Please familiarize yourself with this list prior to reading
Common Plugin Terms
- Slot Grip: Is generally a grip that is “snapped” / “slotted” to a specific socket on the object.
- Server Authoritative: Server has final say on these grips and calls the Grip/Drop functions.
- Client Authoritative: Gripping Client has final say on these grips and calls the Grip/Drop functions, then notifies the server about it.
- Late Update: Epics late rendering thread transform update to the motion controller and attached components (VISUAL ONLY) to make up for the 1-2 frame latency in the engines rendering (makes controllers feel more 1:1 with actual movement).
Grip system Pro/Con list
- Manual implementation of the when/why/how to grip setup (to retain flexibility)
- Complicated to get started in
- If working in networking you will need to learn some specific terms (Client Auth, Server Auth ect) and how the workflow for them goes.
- Manually implementing the interface for into your own objects can be tedious (though there is generally not much reason to do this).
- VERY flexible, the gripping system is made to be as open to whatever mechanic that you desire as possible, over time this flexibility will increase as I abstract/modularize more of it.

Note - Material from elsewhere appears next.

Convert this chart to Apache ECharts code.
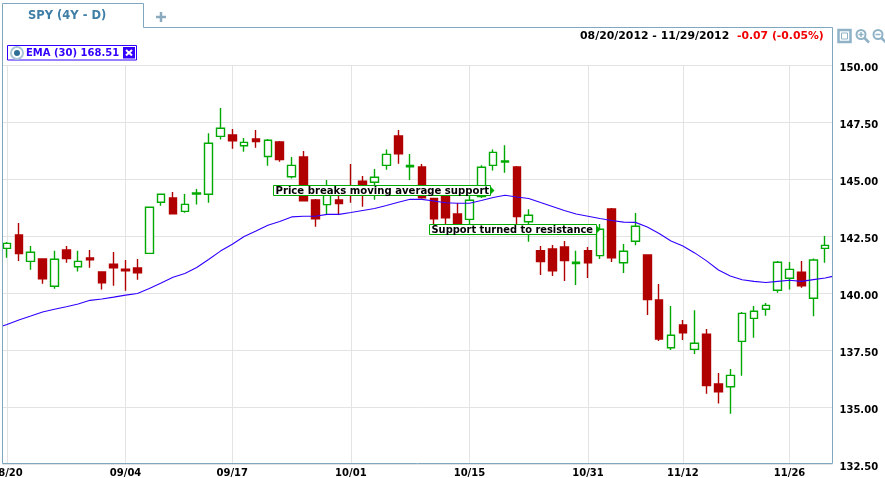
<!DOCTYPE html>
<html>
<head>
<meta charset="utf-8">
<style>html,body{margin:0;padding:0;background:#fff;overflow:hidden}#c{width:885px;height:478px}</style>
<script src="https://cdn.jsdelivr.net/npm/echarts@6/dist/echarts.min.js"></script>
</head>
<body>
<div id="c"></div>
<script>
// x position (trading-day number) of each dated tick
const tickIndex = [0, 10, 19, 29, 39, 49, 57, 66];
const tickLabels = ['08/20', '09/04', '09/17', '10/01', '10/15', '10/31', '11/12', '11/26'];
const priceTicks = [132.5, 135, 137.5, 140, 142.5, 145, 147.5, 150];

const opens = [141.98,142.57,141.41,141.51,140.32,141.91,141.17,141.56,140.94,141.29,141.07,141.12,141.76,144.00,144.19,143.60,144.36,144.35,146.89,146.95,146.48,146.78,146.01,146.65,145.12,145.99,144.10,143.90,144.10,144.63,144.93,144.88,145.62,146.91,145.56,145.55,144.17,144.32,143.49,143.25,144.25,145.62,145.77,145.55,143.15,141.88,141.95,142.04,141.31,141.88,141.66,143.71,141.35,142.29,141.69,139.72,137.62,138.62,137.55,138.22,136.03,135.91,137.90,138.91,139.31,140.14,140.67,140.93,139.79,141.98];
const closes = [142.20,141.75,141.81,140.65,141.50,141.53,141.41,141.48,140.47,141.13,141.00,140.91,143.78,144.35,143.50,143.91,144.41,146.59,147.25,146.70,146.63,146.66,146.72,145.87,145.62,144.07,143.28,144.32,143.94,144.50,144.54,145.10,146.10,146.13,145.62,144.20,143.28,143.32,143.05,144.09,145.54,146.19,145.81,143.37,143.43,141.40,141.00,141.44,141.37,141.35,142.82,141.57,141.85,142.95,139.73,138.00,138.17,138.28,137.82,135.96,135.69,136.41,139.13,139.22,139.48,141.37,141.06,140.34,141.47,142.11];
const lows = [141.57,141.42,141.04,140.43,140.21,141.35,140.96,141.13,140.17,140.34,140.12,140.60,141.76,143.85,143.50,143.54,143.90,143.98,146.75,146.35,146.22,146.39,145.60,145.78,145.04,144.06,142.93,143.49,143.49,143.98,143.81,144.11,145.43,145.69,144.98,144.16,143.00,143.05,142.96,143.05,144.19,145.39,145.30,143.00,142.27,140.81,140.77,140.55,140.37,140.68,141.51,141.38,140.90,142.12,139.06,137.92,137.52,137.96,137.35,135.60,135.17,134.73,136.39,138.06,139.02,140.03,140.17,140.25,139.00,141.35];
const highs = [142.26,143.09,142.08,141.51,141.88,142.08,141.88,141.91,140.94,141.82,141.47,141.51,143.78,144.39,144.45,144.36,144.58,147.03,148.14,147.22,146.82,147.17,146.78,146.69,145.99,146.25,144.15,144.98,144.54,145.68,145.15,145.46,146.32,147.17,146.12,145.68,144.17,144.32,143.97,144.32,145.62,146.32,146.50,145.59,143.69,142.08,142.13,142.30,141.88,142.04,143.05,143.75,142.17,143.53,141.69,140.42,139.45,138.84,139.27,138.44,136.51,136.69,139.19,139.45,139.58,141.43,141.38,141.43,141.54,142.52];

// EMA (30): one reading at each trading day, plus the frame edges on both sides
const emaX = [-0.38,0,1,2,3,4,5,6,7,8,9,10,11,12,13,14,15,16,17,18,19,20,21,22,23,24,25,26,27,28,29,30,31,32,33,34,35,36,37,38,39,40,41,42,43,44,45,46,47,48,49,50,51,52,53,54,55,56,57,58,59,60,61,62,63,64,65,66,67,68,69,69.62];
const emaValues = [138.57,138.64,138.84,139.01,139.19,139.31,139.42,139.54,139.70,139.76,139.84,139.93,140.00,140.22,140.46,140.71,140.88,141.14,141.49,141.86,142.16,142.50,142.74,142.99,143.16,143.36,143.39,143.39,143.47,143.47,143.55,143.64,143.73,143.86,144.00,144.13,144.13,144.06,143.98,143.96,143.96,144.08,144.21,144.31,144.23,144.17,143.99,143.82,143.64,143.49,143.39,143.29,143.20,143.13,143.12,142.92,142.63,142.30,142.08,141.78,141.43,141.03,140.77,140.60,140.53,140.48,140.53,140.58,140.53,140.61,140.68,140.75];

const GREEN = '#00a900', RED = '#b00000', BLUE = '#3300ff', FRAME = '#7fa8bf', GRIDC = '#e3e3e3', ICON = '#8fb2c6';
const FONT = '"DejaVu Sans", Verdana, sans-serif';

const candles = opens.map((o, i) => [i, o, closes[i], lows[i], highs[i]]);
const ema = emaX.map((x, i) => [x, emaValues[i]]);

function line(x1, y1, x2, y2, stroke, lineWidth, z) {
  return {type: 'line', z: z || 100, silent: true, shape: {x1, y1, x2, y2}, style: {stroke, lineWidth: lineWidth || 1}};
}
function txt(text, x, y, fill, font, align) {
  return {type: 'text', z: 103, silent: true, x, y, style: {text, fill, font: font || ('bold 10px ' + FONT), align: align || 'left', verticalAlign: 'middle'}};
}
function note(text, left, right, top, bottom, size) {
  const mid = (top + bottom) / 2;
  return [
    {type: 'rect', z: 100, silent: true, shape: {x: left, y: top, width: right - left, height: bottom - top}, style: {fill: '#fff', stroke: GREEN, lineWidth: 1}},
    {type: 'polygon', z: 100, silent: true, shape: {points: [[right, mid - 4], [right + 4, mid], [right, mid + 4]]}, style: {fill: GREEN}},
    txt(text, left + 2, mid + 0.5, '#000', 'bold ' + size + 'px ' + FONT)
  ];
}
function glass(cx, cy, minus) {
  const parts = [
    line(cx + 3.5, cy + 3.5, cx + 8, cy + 8, ICON, 2.5, 100),
    {type: 'circle', z: 101, silent: true, shape: {cx, cy, r: 4.5}, style: {fill: '#fff', stroke: ICON, lineWidth: 2}},
    line(cx - 2.5, cy, cx + 2.5, cy, ICON, 1.5, 102)
  ];
  if (!minus) parts.push(line(cx, cy - 2.5, cx, cy + 2.5, ICON, 1.5, 102));
  return parts;
}

const elements = [
  // tab and frame
  {type: 'polyline', z: 100, silent: true, shape: {points: [[2.5, 463.5], [2.5, 3.5], [143.5, 3.5], [143.5, 27.5], [832.5, 27.5], [832.5, 463.5], [2.5, 463.5]]}, style: {stroke: FRAME, fill: null, lineWidth: 1}},
  txt('SPY (4Y - D)', 28, 16, '#3f7ea6', 'bold 11.5px ' + FONT),
  line(156, 17, 166, 17, '#8aabbf', 2.5),
  line(161, 12, 161, 22, '#8aabbf', 2.5),
  // date range
  txt('08/20/2012 - 11/29/2012', 580, 36, '#000', 'bold 10.9px ' + FONT),
  txt('-0.07 (-0.05%)', 737, 36, '#f00000', 'bold 10.8px ' + FONT),
  // indicator legend
  {type: 'rect', z: 100, silent: true, shape: {x: 7.5, y: 45.5, width: 129, height: 14.5}, style: {fill: '#fff', stroke: BLUE, lineWidth: 1}},
  {type: 'circle', z: 101, silent: true, shape: {cx: 17, cy: 53, r: 6}, style: {fill: '#fff', stroke: '#a9c6d6', lineWidth: 2}},
  {type: 'circle', z: 102, silent: true, shape: {cx: 17, cy: 53, r: 3}, style: {fill: '#2f6f96'}},
  txt('EMA (30) 168.51', 26, 53.5, BLUE),
  {type: 'rect', z: 101, silent: true, shape: {x: 123, y: 47, width: 12, height: 11.5}, style: {fill: BLUE}},
  line(126, 50, 132, 55.5, '#fff', 2, 102),
  line(132, 50, 126, 55.5, '#fff', 2, 102),
  // toolbar
  {type: 'rect', z: 100, silent: true, shape: {x: 838.5, y: 30, width: 12, height: 12}, style: {fill: '#fff', stroke: ICON, lineWidth: 2.5}},
  {type: 'rect', z: 101, silent: true, shape: {x: 841.5, y: 33, width: 6, height: 6}, style: {fill: '#fff', stroke: ICON, lineWidth: 1}},
  ...glass(861, 34.5, false),
  ...glass(878, 34.5, true),
  // annotations
  ...note('Price breaks moving average support', 273.5, 490.5, 185.5, 195.5, 10.1),
  ...note('Support turned to resistance', 429.5, 596.5, 224.5, 234.5, 9.9)
];

const chart = echarts.init(document.getElementById('c'), null, {renderer: 'canvas'});
chart.setOption({
  animation: false,
  backgroundColor: '#fff',
  grid: {left: 2.5, right: 52.5, top: 65.5, height: 399, containLabel: false, outerBoundsMode: 'none'},
  xAxis: {
    type: 'value', min: -0.38, max: 69.62, containShape: false,
    axisLine: {show: false},
    axisTick: {show: false, customValues: tickIndex},
    axisLabel: {
      customValues: tickIndex, margin: 4, color: '#000', fontFamily: FONT, fontWeight: 'bold', fontSize: 10,
      hideOverlap: false, showMinLabel: true, showMaxLabel: true,
      formatter: v => tickLabels[tickIndex.indexOf(v)] || ''
    },
    splitLine: {show: true, lineStyle: {color: GRIDC, width: 1}}
  },
  yAxis: {
    type: 'value', position: 'right', min: priceTicks[0], max: priceTicks[priceTicks.length - 1], interval: 2.5, scale: true,
    axisLine: {show: false}, axisTick: {show: false},
    axisLabel: {margin: 7, color: '#000', fontFamily: FONT, fontWeight: 'bold', fontSize: 10, verticalAlign: 'top', lineHeight: 5, formatter: v => v.toFixed(2), showMinLabel: true, showMaxLabel: true},
    splitLine: {show: true, lineStyle: {color: GRIDC, width: 1}}
  },
  series: [
    {
      type: 'candlestick', data: candles, encode: {x: 0, y: [1, 2, 3, 4]}, barWidth: 8, z: 2, silent: true,
      itemStyle: {color: '#fff', color0: RED, borderColor: GREEN, borderColor0: RED, borderWidth: 1.4}
    },
    {
      type: 'line', data: ema, showSymbol: false, symbol: 'none', z: 3, silent: true, smooth: false,
      lineStyle: {color: BLUE, width: 1.1}
    }
  ],
  graphic: {elements}
});
</script>
</body>
</html>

- Many different grip types and options to modify / support them.
- Fully networked from the get go (assuming the “manual implementation” part is taken care of).
- Once setup, is as easy as dragging into the level, setting the mesh and some options and forgetting about it for basic grips.
- Pretty efficient, as far as replication goes, generally only the initial grip and drop are required to send data, for some specific things they may replication over the course of a grip but only if changed.
While technically the total number of grips that a hand can have is “unlimited”, there IS a specific limitation that I added in later in the plugins life. Grip structures now contain a GripID byte that identifies the grip per controller (these IDs are NOT unique globally, just to the controller), they are split from 0-127 on normal (server auth) grips, and 128-255 on local (client auth) grips. Technically this means that you cannot have more than 127 unique grip IDs at one time on a controller.
Grip IDs were implemented to sort out some replication issues with TArrays and identifying drops and new grips separately as well as to allow for a cleaner grip identification that allows object deletion.